Not every item can be mended but the volunteer repairers try their hardest to find the parts that can extend the life of items and stop the environmental impact of replacements.

Part of Share and Repair a charity based in Bath, there are also Repair Cafés in High Littleton and Farnborough.

The Peasedown Repair Café takes place on the fourth Saturday and the next session will be on 25th June from 10 a.m. to 1 p.m. at Peasedown Methodist Church. The hope is that we will have a new volunteer repairer there who has expertise in computers.

The other organisation working to lessen landfill is Peasedown Environment Group (PEG) which runs the monthly Terracycle collections take items like snack packets, pens, pill blister packs, bread bags, oral health products, inkjet cartridges and a lot else, in order that the plastic can be recycled saving landfill and the production of more plastic.

The May collection gathered in over 50kg of stuff which will now be recycled, part of 400kg saved from landfill since August 2020. The next collections are on Thursday 23rd and Saturday, 25th June from 10 a.m. to 11.30 a.m. at Peasedown Methodist Church.

PEG would like to stop collecting these items because it would be far better if we didn’t have the plastic packaging in the first place.

So, PEG is campaigning to get shops to reduce their use of plastic. In the meantime, PEG will go on collecting.

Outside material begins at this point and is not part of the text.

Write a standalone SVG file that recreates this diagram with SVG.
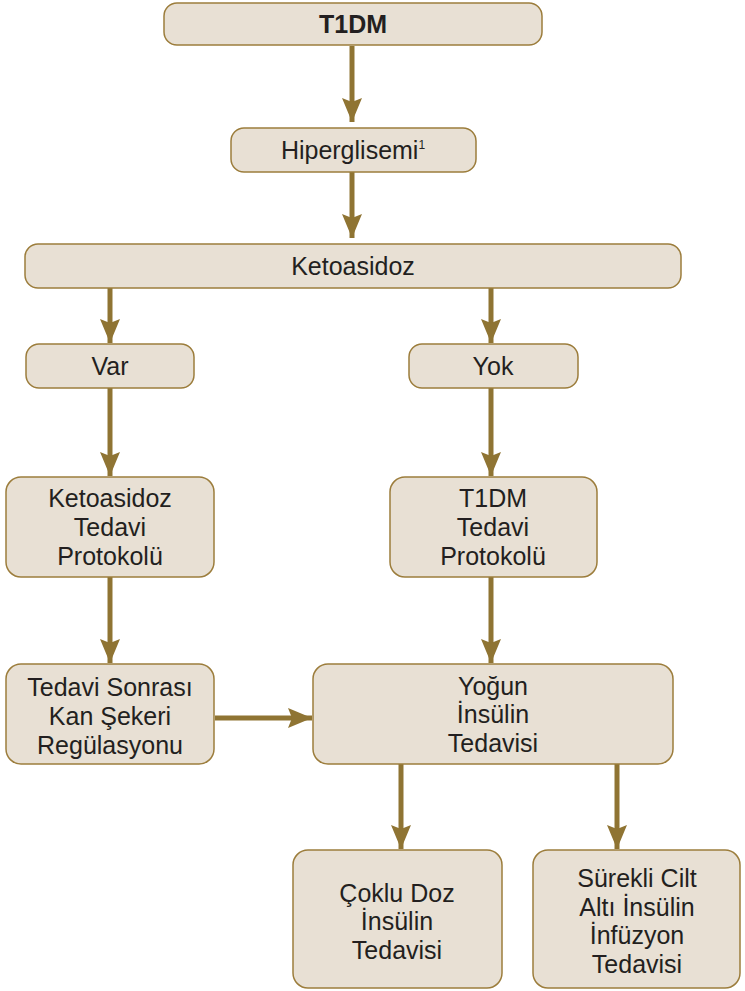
<svg xmlns="http://www.w3.org/2000/svg" width="745" height="991" viewBox="0 0 745 991">
<defs>
<marker id="ah" markerUnits="userSpaceOnUse" markerWidth="24" markerHeight="20" refX="24" refY="10" orient="auto" viewBox="0 0 24 20">
<path d="M0,0 L24,10 L0,20 L4,10 Z" fill="#8f7433"/>
</marker>
<style>
.box{fill:#e8e0d4;stroke:#9c7d3c;stroke-width:1.5}
.t{font-family:"Liberation Sans",Arial,Helvetica,sans-serif;font-size:25px;fill:#231f20;text-anchor:middle}
.c{stroke:#8f7433;stroke-width:5;fill:none;marker-end:url(#ah)}
</style>
</defs>
<rect width="745" height="991" fill="#ffffff"/>
<g id="connectors">
<line class="c" x1="352" y1="46" x2="352" y2="122"/>
<line class="c" x1="352" y1="172" x2="352" y2="238"/>
<line class="c" x1="110" y1="288" x2="110" y2="343"/>
<line class="c" x1="491" y1="288" x2="491" y2="343"/>
<line class="c" x1="110" y1="388" x2="110" y2="476"/>
<line class="c" x1="491" y1="388" x2="491" y2="476"/>
<line class="c" x1="110" y1="577" x2="110" y2="663"/>
<line class="c" x1="491" y1="577" x2="491" y2="663"/>
<line class="c" x1="215" y1="718" x2="312" y2="718"/>
<line class="c" x1="401" y1="764" x2="401" y2="849"/>
<line class="c" x1="617" y1="764" x2="617" y2="849"/>
</g>
<g id="n-t1dm">
<rect class="box" x="164" y="3" width="378" height="42" rx="13"/>
<text class="t" x="353" y="33" font-weight="bold">T1DM</text>
</g>
<g id="n-hiperglisemi">
<rect class="box" x="231" y="128" width="245" height="44" rx="13"/>
<text class="t" x="353" y="159">Hiperglisemi<tspan font-size="12" dy="-10">1</tspan></text>
</g>
<g id="n-ketoasidoz">
<rect class="box" x="25" y="244" width="656" height="44" rx="13"/>
<text class="t" x="353" y="275">Ketoasidoz</text>
</g>
<g id="n-var">
<rect class="box" x="26" y="344" width="168" height="44" rx="13"/>
<text class="t" x="110" y="375">Var</text>
</g>
<g id="n-yok">
<rect class="box" x="409" y="344" width="169" height="44" rx="13"/>
<text class="t" x="493" y="375">Yok</text>
</g>
<g id="n-keto-tedavi">
<rect class="box" x="6" y="477" width="208" height="100" rx="15"/>
<text class="t" x="110" y="507">Ketoasidoz</text>
<text class="t" x="110" y="536">Tedavi</text>
<text class="t" x="110" y="565">Protokolü</text>
</g>
<g id="n-t1dm-tedavi">
<rect class="box" x="390" y="477" width="207" height="100" rx="15"/>
<text class="t" x="493" y="507">T1DM</text>
<text class="t" x="493" y="536">Tedavi</text>
<text class="t" x="493" y="565">Protokolü</text>
</g>
<g id="n-tedavi-sonrasi">
<rect class="box" x="6" y="664" width="208" height="100" rx="15"/>
<text class="t" x="110" y="696">Tedavi Sonrası</text>
<text class="t" x="110" y="725">Kan Şekeri</text>
<text class="t" x="110" y="754">Regülasyonu</text>
</g>
<g id="n-yogun">
<rect class="box" x="313" y="664" width="360" height="100" rx="15"/>
<text class="t" x="493" y="695">Yoğun</text>
<text class="t" x="493" y="723">İnsülin</text>
<text class="t" x="493" y="752">Tedavisi</text>
</g>
<g id="n-coklu">
<rect class="box" x="293" y="850" width="209" height="138" rx="15"/>
<text class="t" x="397" y="902">Çoklu Doz</text>
<text class="t" x="397" y="930">İnsülin</text>
<text class="t" x="397" y="959">Tedavisi</text>
</g>
<g id="n-surekli">
<rect class="box" x="533" y="850" width="207" height="138" rx="15"/>
<text class="t" x="637" y="887">Sürekli Cilt</text>
<text class="t" x="637" y="916">Altı İnsülin</text>
<text class="t" x="637" y="944">İnfüzyon</text>
<text class="t" x="637" y="973">Tedavisi</text>
</g>
</svg>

The aim of both The Repair Café and PEG is to cut back on waste and take better care of the planet.

For further information: Contact Ian Souter: [email protected]/01761 433251

The full list of items accepted at the Terracycle collections: Inkjet cartridges, crisp and snack packets, biscuit and cake wrappers, sweet wrappers, oral health products, pens and felt-tips, cheese wrappers, Pringles tins, pill blister packs, bread bags, spectacles and hand-tools.